Monday, February 08, 2010

Can Superbowl ads be sexist and anti-books?!

The answer to the headline question is... quite possibly.

Edward Campion of the "Reluctant Habits" blog takes care of some business in this post on the rampant misogyny found in the ads that ran during this year's Superbowl. In particular, a Bud Light ad had a man join a meeting of a women's book club just because they had beer. The gals then describe the book they are reading - about women living through a war they don't understand - while the man sexualizes every word, showing his interest is only in the beer and the women as objects. It ends with a painfully stupid joke about Little Women.
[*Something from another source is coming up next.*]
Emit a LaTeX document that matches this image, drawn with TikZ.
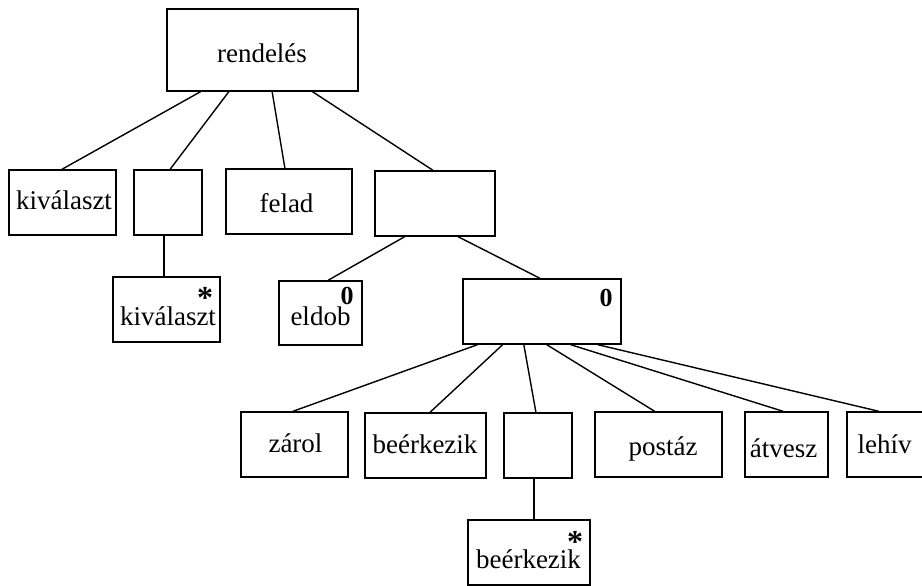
\documentclass[tikz,border=0pt]{standalone}
\usepackage{fontspec}
\setmainfont{Liberation Serif}
\usetikzlibrary{calc}
\tikzset{
  box/.style={draw, line width=1.4pt, rectangle, inner sep=0pt, minimum height=65pt},
  lbl/.style={anchor=base, inner sep=0pt, font=\fontsize{27}{30}\selectfont},
  zero/.style={anchor=north, inner sep=0pt, font=\fontsize{26}{28}\selectfont\bfseries},
  star/.style={anchor=north, inner sep=0pt, font=\fontsize{32}{34}\selectfont\bfseries},
  conn/.style={line width=1.4pt}
}
\newcommand\tconn[4]{\draw[conn] ($(#1.south west)!#2!(#1.south east)$) -- ($(#3.north west)!#4!(#3.north east)$);}
\begin{document}
\begin{tikzpicture}[x=1pt,y=-1pt]
\useasboundingbox (0,0) rectangle (922,586);
% boxes
\node[box, minimum width=191pt, minimum height=82pt] (root) at (262.5,50) {};
\node[box, minimum width=107pt] (kv) at (62.5,202.5) {};
\node[box, minimum width=68pt] (e1) at (168,202.5) {};
\node[box, minimum width=126pt] (felad) at (289,201.5) {};
\node[box, minimum width=120pt] (e2) at (435,203.5) {};
\node[box, minimum width=107pt] (kvs) at (166.5,309.5) {};
\node[box, minimum width=83pt, minimum height=64pt] (eldob) at (320.5,313) {};
\node[box, minimum width=158pt] (b0) at (542,311.5) {};
\node[box, minimum width=107pt] (zarol) at (294.5,444.5) {};
\node[box, minimum width=121pt] (beer) at (425.5,445.5) {};
\node[box, minimum width=68pt] (e3) at (538,445.5) {};
\node[box, minimum width=127pt] (postaz) at (658.5,444.5) {};
\node[box, minimum width=83pt] (atvesz) at (786.5,444.5) {};
\node[box, minimum width=78pt] (lehiv) at (886,444.5) {};
\node[box, minimum width=122pt] (beers) at (529,552.5) {};
% texts
\node[lbl] (t-root) at (262,63) {rendelés};
\node[lbl] (t-kv) at (64,209) {kiválaszt};
\node[lbl] (t-felad) at (286.5,212) {felad};
\node[lbl] (t-kvs) at (168,325) {kiválaszt};
\node[lbl] (t-eldob) at (320.5,325) {eldob};
\node[lbl] (t-zarol) at (295.5,452) {zárol};
\node[lbl] (t-beer) at (425,453) {beérkezik};
\node[lbl] (t-postaz) at (663,455) {postáz};
\node[lbl] (t-atvesz) at (783.5,457) {átvesz};
\node[lbl] (t-lehiv) at (884.5,453) {lehív};
\node[lbl] (t-beers) at (528.5,568) {beérkezik};
\node[zero] (z-eldob) at (347,287) {0};
\node[zero] (z-b0) at (606,289) {0};
\node[star] (s-kvs) at (205,287) {*};
\node[star] (s-beers) at (575,531) {*};
% connectors
\tconn{root}{0.178}{kv}{0.495}
\tconn{root}{0.325}{e1}{0.53}
\tconn{root}{0.55}{felad}{0.468}
\tconn{root}{0.76}{e2}{0.483}
\tconn{e2}{0.25}{eldob}{0.59}
\tconn{e2}{0.69}{b0}{0.487}
\tconn{b0}{0.095}{zarol}{0.486}
\tconn{b0}{0.253}{beer}{0.537}
\tconn{b0}{0.386}{e3}{0.47}
\tconn{b0}{0.53}{postaz}{0.47}
\tconn{b0}{0.68}{atvesz}{0.46}
\tconn{b0}{0.85}{lehiv}{0.41}
\coordinate (p1) at ($(e1.south west)!0.44!(e1.south east)$);
\draw[conn] (p1) -- (p1 |- kvs.north);
\coordinate (p2) at ($(e3.south west)!0.44!(e3.south east)$);
\draw[conn] (p2) -- (p2 |- beers.north);
\end{tikzpicture}
\end{document}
But overall, the men are in sports uniforms and the women are in a book club.

I just have to run this excerpt about the underlying message of this asinine ad - an ad so worthless that I won't even link it here, though it's posted on Campion's site. His words:

Here then is the ad’s anti-women and anti-reading worldview: Women, no matter what their goals, aspirations, or interests, have no other role in society other than getting fucked by men. Let women have their “little” book clubs, which can be easily interrupted on a masculine whim and which women will never dare object to. They will set everything aside to give you head or to serve you beer.

And, by the way, if you’re a man, you don’t even need to read to get ahead in the world. (Indeed, one of the commercial’s curious philosophical positions is that one cannot both enjoy beer — at least the stuff better than the undrinkable swill that is being sold in this commercial — and books. Speaking as a man who enjoys beer, books, and football, and who finds intelligent women far sexier than empty-headed centerfolds, I happily refute these stereotypes through my very existence.)

But is that really the worldview at play?

It's interesting to note the conflation of reading - vs playing sports here - and women - versus beer-swilling men here. What gets lost is that the women were seemingly ready to swig some of these beers on their own while discussing this book, which, if one is to trust the description read to this loser guy, is a weak, sentimental yarn. One could wonder if the women were just using this uninteresting description to get rid of the guy so he wouldn't steal their beer. All the same, the women lose as the men invade the club - just for the beer, and possibly for the sex. (Beer goggles anyone?!)

But why, one might ask, must reading only be seen as a feminized past-time, only done by middle class women in sensible sweaters who sit inside tastefully appointed living rooms on sunny days? I might argue that it's not the reading that's the feminized activity, but the talking about reading. In that case, it's still misogynistic for many reasons, but reading is less the target. Let's face it, even guys who like to drink beer and like to read - like myself, like Christopher, like Campion - don't necessarily want to sit around and talk about how we feel about each book we read. And who cares?

I don't want to soften Campion's rant at all, which I enjoyed and which was important to get out there. (Nice to see it picked up by Galleycat.) I just want to try and preserve the idea of some gals sitting in a circle with beers on ice by their side talking about books, without the man. In the moment right before the commercial starts, those women were pretty badass, even if they get clipped out of the framed moment by moronic advertisers who always try appealing to the lowest common denominator.